David Hughey, the park’s field operations supervisor, said this program will help the park meet the Department of Interior’s goal to divert at least 50 percent of nonhazardous solid waste by fiscal year 2015.

“Every place there has been a dumpster, we will add a single-stream dumpster,” Hughey said. “They’ll be at every trailhead, all campgrounds and picnic areas.”

The program is run by BC Waste Free, the same company that runs Boulder City’s residential and commercial recycling program.

The 1.5 million-acre park welcomes more than 6 million visitors each year, and with that visitation comes more than 300 tons of municipal waste. In 2012, the park recycled 95 tons, a diversion rate of 30.58 percent.

All nonhazardous waste can go into the dumpster except for clothes, food, wax-coated cups, Styrofoam and yard waste. Everything else from plastic to metal to glass is recyclable.

“It’s been pretty amazing,” said Hughey. “In some places, we’re doubling up on the dumpsters because of the success.”

The bright green dumpsters are easy to spot, and they’re clearly labeled with information about what to recycle. Traditional trash dumpsters are located beside the single-stream dumpsters to collect any remaining garbage.

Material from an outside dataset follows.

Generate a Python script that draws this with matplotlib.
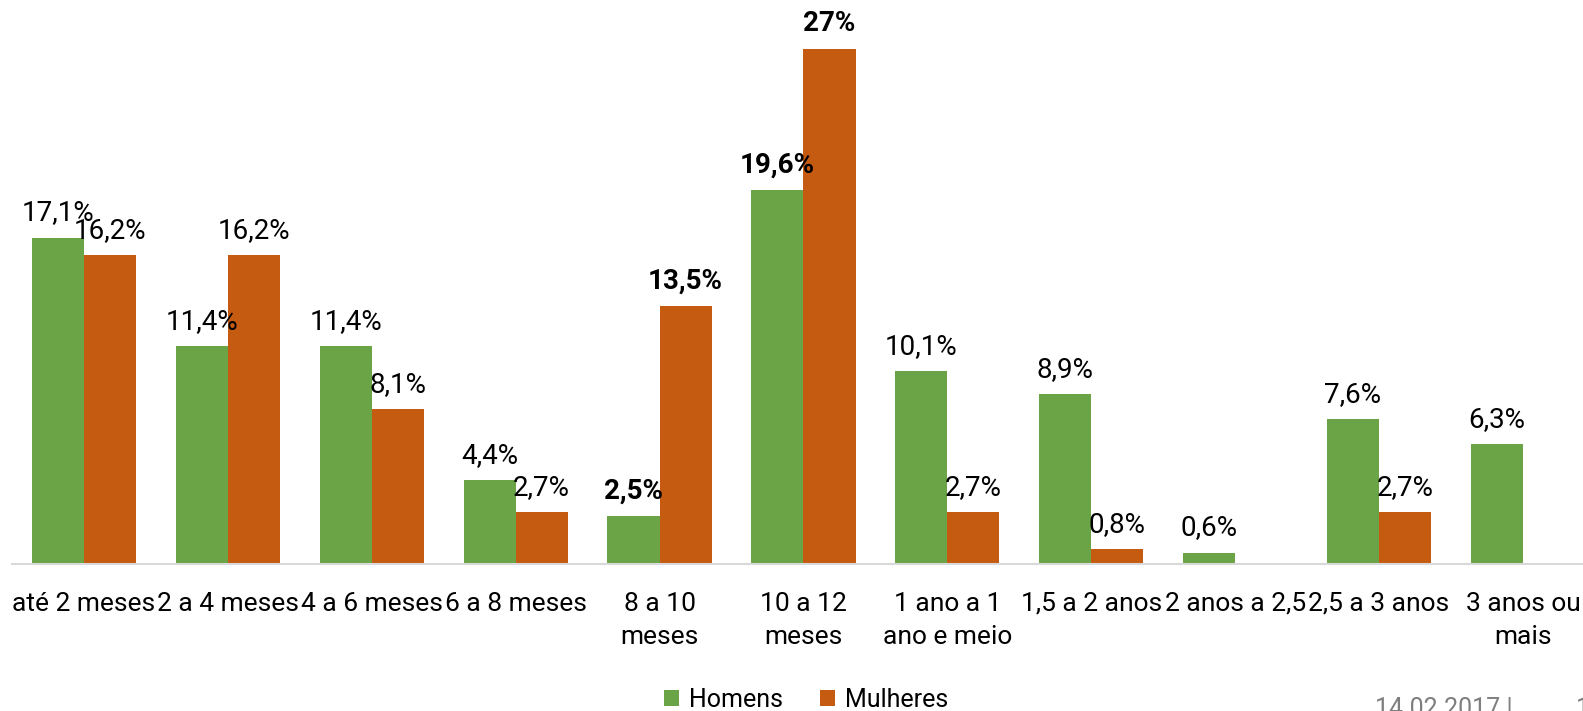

Shannon Swann, the park health officer, said new recycling programs have been added for park employees, as well. In addition to placing single-stream dumpsters near office buildings, employees can now recycle batteries, fluorescent light bulbs and toner cartridges in the warehouse bay.

“Overall, we’re reducing what goes into the landfill,” she said.

Park employees have encouraged recycling for years. Wooden bins made by Eagle Scouts are still scattered throughout the park in areas where the new dumpsters haven’t been placed yet. Hughey said they were installed as a trial program to see if the public would recycle.

“It worked. The public is willing to do this,” he said. “It’s easy now, so people are doing the right thing. We’re doing the right thing. Continue doing what you’re doing.”

Single-stream dumpsters will continue to be added throughout the park. The plan is to have 100 in place by next summer.

While recycling has increased, another new program has prevented more waste from entering the park.

In six months, recreation area visitors have kept more than 13,600 water bottles out of landfills by using a new hydration station at the Alan Bible Visitor Center.

The hydration station provides visitors with cold, filtered water and functions as a standard drinking fountain. It also has a shelf with a sensor that initiates every time a bottle is filled, it is automatically counted and displayed on the station.

“Word is getting around that this is the place to stop and refill your water bottle, which with the heat and everything else, that’s a really good message to have,” said Michelle Riter, a Lake Mead National Recreation Area district interpreter.

The visitors’ center stopped selling bottled water at its store once the refilling station was installed. Instead, the park began selling more varieties of refillable water bottles. She said the least expensive water bottle is only $2.99 and has the park’s logo on it along with facts about the park.